The FPA [Former Presidents Act] came into being because former president Harry Truman made a series of representations to both Congress and the public regarding the supposedly problematic financial situation he faced, during the five and half years that passed between the end of his presidency and the statute’s enactment. These representations provided the purported factual basis for enacting the statute in the first place; furthermore, these financial difficulties continue to be cited whenever the fact that taxpayers provide millions of dollars per year to ex-presidents becomes a matter of public attention and comment. Indeed, more than 60 years after the FPA’s enactment, Truman’s financial struggles remain essentially the only justification that is ever put forward, in either the academic or popular literature, for the existence of the extremely generous benefits package all former presidents continue to enjoy.

As we shall see, the supposedly difficult post-presidential economic situation faced by Harry Truman was a complete fabrication, created by Truman himself via what can only be characterized as a series of shockingly dishonest and radically misleading statements to Congress and the public. Drawing on recently released documents from Bess Truman’s personal files, this Article demonstrates that, contrary to the claims of all his major biographers11 – who seem to have relied exclusively on Truman’s own representations regarding his financial situation when evaluating it — Harry Truman was in fact a very wealthy man on the day he left the White House. Part of the reason he was so wealthy is that, during his elected term, he misappropriated essentially all of a government expense account worth $2.2 million in 2021 dollars. He then became much wealthier shortly afterwards, by cannily exploiting his status as a former president to greatly increase his already great wealth.

This is from Paul Campos, “The Truman Show: The Fraudulent Origins of the Former Presidents Act.” It was published on July 28 and revised today.

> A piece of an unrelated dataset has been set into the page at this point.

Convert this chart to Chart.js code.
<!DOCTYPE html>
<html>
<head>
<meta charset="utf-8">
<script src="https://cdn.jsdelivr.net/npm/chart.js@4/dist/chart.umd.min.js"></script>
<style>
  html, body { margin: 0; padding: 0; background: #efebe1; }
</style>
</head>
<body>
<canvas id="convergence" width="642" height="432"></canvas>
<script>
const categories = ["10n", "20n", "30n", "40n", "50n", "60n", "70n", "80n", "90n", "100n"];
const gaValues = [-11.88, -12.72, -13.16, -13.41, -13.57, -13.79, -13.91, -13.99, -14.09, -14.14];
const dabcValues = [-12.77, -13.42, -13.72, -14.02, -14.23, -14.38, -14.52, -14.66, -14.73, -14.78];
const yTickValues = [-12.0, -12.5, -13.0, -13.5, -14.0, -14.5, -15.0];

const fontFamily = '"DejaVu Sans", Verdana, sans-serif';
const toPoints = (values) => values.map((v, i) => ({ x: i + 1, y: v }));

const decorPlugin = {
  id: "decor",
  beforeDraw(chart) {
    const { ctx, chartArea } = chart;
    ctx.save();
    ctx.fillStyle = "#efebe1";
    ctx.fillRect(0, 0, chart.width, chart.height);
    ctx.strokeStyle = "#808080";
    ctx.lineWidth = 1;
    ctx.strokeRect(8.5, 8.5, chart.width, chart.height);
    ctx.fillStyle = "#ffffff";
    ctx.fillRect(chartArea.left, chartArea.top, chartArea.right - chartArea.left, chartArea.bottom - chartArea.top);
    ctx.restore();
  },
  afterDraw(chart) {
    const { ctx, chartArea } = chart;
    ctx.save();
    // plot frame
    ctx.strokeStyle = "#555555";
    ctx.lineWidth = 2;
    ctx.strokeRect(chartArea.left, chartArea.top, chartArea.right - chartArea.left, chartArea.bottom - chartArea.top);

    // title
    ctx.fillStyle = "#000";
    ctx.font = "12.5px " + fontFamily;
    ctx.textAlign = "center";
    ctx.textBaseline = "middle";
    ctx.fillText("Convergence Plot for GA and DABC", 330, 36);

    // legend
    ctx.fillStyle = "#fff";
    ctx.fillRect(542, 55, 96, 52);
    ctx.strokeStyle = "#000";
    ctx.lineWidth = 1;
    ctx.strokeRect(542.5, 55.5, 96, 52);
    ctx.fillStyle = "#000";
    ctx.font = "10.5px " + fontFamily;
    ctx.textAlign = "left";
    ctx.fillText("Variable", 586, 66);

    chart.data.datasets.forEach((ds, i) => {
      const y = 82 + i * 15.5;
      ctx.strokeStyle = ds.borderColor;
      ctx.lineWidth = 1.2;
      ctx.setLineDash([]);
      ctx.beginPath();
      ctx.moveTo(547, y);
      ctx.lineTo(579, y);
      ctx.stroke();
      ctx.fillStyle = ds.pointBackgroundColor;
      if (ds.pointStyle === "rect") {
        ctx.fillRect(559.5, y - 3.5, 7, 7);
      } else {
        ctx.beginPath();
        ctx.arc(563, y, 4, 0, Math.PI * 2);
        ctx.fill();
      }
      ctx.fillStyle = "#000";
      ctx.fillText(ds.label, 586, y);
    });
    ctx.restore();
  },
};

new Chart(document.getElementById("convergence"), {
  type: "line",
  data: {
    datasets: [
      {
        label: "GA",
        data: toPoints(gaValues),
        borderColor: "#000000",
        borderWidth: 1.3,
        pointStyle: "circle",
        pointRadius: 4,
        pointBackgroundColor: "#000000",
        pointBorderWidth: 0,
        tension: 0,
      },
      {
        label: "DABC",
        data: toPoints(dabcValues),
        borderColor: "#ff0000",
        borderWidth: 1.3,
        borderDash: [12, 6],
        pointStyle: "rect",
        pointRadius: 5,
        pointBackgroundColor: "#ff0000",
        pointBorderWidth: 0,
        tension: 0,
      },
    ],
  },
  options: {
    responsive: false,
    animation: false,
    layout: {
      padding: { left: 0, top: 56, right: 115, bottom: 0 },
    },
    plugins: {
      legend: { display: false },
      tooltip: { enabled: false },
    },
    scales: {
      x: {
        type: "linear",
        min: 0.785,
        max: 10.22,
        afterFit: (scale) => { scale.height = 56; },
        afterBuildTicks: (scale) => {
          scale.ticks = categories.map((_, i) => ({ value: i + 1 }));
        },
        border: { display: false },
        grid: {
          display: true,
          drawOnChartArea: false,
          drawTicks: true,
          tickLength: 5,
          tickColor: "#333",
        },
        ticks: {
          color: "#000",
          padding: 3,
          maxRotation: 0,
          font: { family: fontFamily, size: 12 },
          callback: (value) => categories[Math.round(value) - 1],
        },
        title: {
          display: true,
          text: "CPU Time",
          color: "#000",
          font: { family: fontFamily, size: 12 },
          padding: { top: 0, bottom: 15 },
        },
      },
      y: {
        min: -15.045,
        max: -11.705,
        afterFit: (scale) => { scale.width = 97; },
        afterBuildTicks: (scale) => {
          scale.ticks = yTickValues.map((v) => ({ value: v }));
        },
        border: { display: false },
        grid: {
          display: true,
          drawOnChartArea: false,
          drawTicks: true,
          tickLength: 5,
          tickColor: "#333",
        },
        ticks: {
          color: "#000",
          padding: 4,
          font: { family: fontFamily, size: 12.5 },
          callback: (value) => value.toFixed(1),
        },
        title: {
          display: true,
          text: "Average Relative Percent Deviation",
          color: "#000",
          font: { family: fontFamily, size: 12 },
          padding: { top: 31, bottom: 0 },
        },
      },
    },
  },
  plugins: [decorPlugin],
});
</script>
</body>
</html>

Campos is a law professor who understands the importance of adjusting for inflation. He lays out how Truman biographer David McCullough and many others were bamboozled by Truman’s sob story.

Read the whole thing.

I’ve always thought the the huge payments to past presidents were and are obscene. The one justification always given, as Campos notes above, was the “Truman was poor” justification. Not even close. Even before the 1958 law, he was a multimillionaire in today’s dollars.